BTW, isnt a char defined to contain at least 8 bits in Ansi-C?
I read something about that in a (however rather unprecise) book.
Yes, chars are required to have at least 8 bits. See section 2.2.4.2
of the standard.
However beware that "character constants" in C really have type int.

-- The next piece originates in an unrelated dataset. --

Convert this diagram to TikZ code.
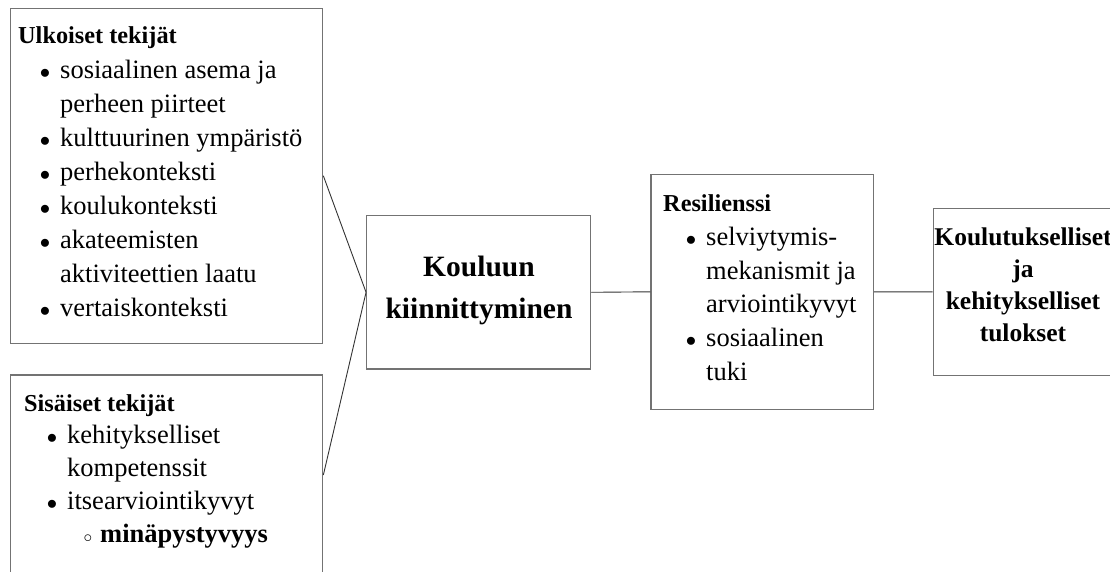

The standard states: "If [a] character constant contains a single
character or escape sequence, its value is the one that results when
an object with type char whose value is that of the single character
or escape sequence is converted to type int." (3.1.3.4, page 30, line
33, Dec 88 draft) This means that if your chars are *signed*,
character constants with the high bit on will be *sign-extended* into
ints. If you want to avoid this, you will probably have to say
(unsigned char)'\xFF'
Then the conversion to int is done by zero-extending rather than
sign-extending.
In general, signed char's are losing, especially if you have
characters with values >127.
Dale
Dale Worley Compass, Inc. worley@compass.com
--
You have joined the Legion to die. We will send you where you can die.
-- Plaque reputedly posted in mess halls of the French Foreign Legion.